Job: Locate each line with the string "chart" in the listing below and copy it.

Given material:
____________________

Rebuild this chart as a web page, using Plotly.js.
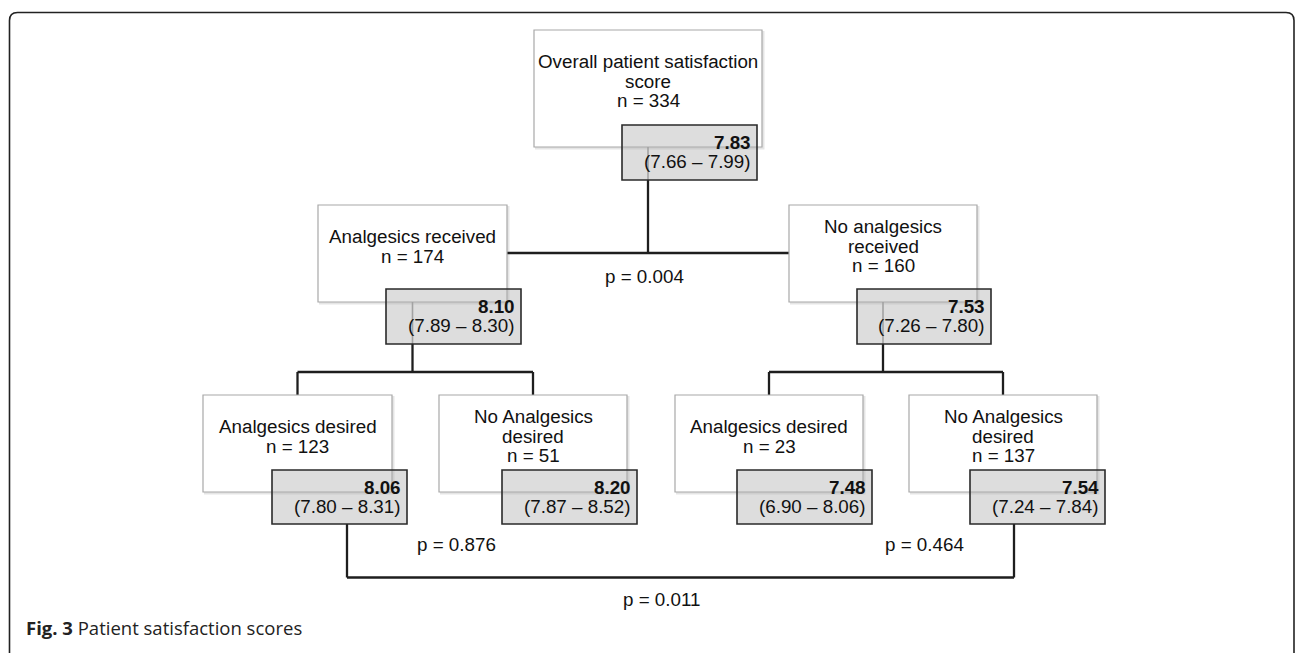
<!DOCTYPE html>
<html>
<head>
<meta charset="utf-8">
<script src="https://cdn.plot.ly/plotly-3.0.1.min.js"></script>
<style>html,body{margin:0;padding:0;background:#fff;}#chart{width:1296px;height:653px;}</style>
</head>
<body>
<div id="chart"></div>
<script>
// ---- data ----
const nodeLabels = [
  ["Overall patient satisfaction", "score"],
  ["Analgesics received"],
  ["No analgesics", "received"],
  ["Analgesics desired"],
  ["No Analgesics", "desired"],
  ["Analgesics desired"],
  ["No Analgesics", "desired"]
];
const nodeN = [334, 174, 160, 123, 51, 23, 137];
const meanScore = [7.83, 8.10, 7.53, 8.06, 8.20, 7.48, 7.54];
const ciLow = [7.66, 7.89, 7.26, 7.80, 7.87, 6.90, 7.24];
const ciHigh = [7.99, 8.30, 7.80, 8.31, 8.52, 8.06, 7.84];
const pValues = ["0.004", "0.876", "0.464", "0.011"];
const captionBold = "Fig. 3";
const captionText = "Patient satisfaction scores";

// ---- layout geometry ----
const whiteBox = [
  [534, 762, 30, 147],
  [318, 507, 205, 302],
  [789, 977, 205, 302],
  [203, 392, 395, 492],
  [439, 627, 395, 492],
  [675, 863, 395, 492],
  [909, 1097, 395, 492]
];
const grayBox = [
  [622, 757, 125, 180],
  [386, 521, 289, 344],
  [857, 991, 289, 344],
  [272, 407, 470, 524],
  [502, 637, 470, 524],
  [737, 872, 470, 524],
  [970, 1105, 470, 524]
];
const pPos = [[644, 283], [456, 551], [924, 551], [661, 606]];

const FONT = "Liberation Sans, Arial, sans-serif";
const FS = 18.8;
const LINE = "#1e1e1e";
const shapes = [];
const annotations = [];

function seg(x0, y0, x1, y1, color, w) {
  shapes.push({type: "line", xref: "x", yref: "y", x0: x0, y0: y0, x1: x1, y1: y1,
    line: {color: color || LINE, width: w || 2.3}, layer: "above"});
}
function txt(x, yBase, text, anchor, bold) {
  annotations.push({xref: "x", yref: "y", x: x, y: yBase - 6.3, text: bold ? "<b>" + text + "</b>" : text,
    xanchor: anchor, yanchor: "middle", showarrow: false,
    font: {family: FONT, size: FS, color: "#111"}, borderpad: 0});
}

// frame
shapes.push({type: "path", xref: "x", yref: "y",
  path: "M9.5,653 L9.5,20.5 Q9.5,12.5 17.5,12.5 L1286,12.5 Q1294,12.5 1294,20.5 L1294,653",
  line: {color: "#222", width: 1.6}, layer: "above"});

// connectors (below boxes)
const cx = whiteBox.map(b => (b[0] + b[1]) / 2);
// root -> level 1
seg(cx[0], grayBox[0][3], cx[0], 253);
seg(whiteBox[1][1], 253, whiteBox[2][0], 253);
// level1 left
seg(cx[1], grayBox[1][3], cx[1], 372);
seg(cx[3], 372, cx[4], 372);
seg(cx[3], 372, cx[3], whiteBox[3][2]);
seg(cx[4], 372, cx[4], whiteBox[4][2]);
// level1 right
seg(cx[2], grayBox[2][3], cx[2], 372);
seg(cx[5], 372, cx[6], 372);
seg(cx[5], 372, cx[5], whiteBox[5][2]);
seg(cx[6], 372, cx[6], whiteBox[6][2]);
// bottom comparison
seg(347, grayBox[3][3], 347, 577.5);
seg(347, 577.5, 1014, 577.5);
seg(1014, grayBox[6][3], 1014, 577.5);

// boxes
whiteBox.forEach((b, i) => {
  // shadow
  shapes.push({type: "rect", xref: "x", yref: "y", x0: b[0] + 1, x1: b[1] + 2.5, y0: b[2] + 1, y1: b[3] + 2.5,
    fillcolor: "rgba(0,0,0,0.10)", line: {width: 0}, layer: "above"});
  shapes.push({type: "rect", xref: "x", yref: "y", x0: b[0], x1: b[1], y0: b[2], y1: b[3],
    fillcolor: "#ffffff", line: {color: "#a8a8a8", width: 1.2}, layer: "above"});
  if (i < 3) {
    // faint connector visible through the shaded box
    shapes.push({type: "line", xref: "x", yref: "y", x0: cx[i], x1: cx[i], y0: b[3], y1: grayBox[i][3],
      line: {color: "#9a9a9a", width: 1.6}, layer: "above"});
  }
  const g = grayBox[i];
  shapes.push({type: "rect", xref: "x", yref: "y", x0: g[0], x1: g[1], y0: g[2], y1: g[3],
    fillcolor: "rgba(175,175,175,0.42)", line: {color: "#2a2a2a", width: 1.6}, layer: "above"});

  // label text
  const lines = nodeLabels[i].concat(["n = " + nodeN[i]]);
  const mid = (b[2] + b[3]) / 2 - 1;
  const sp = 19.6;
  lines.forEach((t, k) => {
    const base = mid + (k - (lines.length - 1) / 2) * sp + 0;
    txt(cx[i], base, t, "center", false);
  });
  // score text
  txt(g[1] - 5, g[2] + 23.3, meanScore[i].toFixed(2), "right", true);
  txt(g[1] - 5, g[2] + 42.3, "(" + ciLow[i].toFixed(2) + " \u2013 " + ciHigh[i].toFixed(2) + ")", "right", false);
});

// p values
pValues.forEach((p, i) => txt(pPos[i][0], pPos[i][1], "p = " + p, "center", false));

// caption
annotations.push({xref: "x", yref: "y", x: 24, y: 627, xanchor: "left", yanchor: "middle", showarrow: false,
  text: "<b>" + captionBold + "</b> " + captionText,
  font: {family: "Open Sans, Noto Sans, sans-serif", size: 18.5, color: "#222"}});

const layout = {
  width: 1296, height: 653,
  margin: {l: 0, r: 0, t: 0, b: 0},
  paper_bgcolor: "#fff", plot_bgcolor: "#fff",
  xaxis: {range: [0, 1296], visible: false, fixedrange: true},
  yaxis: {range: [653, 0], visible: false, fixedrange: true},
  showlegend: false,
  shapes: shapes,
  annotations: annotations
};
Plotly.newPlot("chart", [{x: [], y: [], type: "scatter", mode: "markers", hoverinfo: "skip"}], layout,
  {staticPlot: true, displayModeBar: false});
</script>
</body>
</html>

____________________

Written answer:
Rebuild this chart as a web page, using Plotly.js.
<style>html,body{margin:0;padding:0;background:#fff;}#chart{width:1296px;height:653px;}</style>
<div id="chart"></div>
Plotly.newPlot("chart", [{x: [], y: [], type: "scatter", mode: "markers", hoverinfo: "skip"}], layout,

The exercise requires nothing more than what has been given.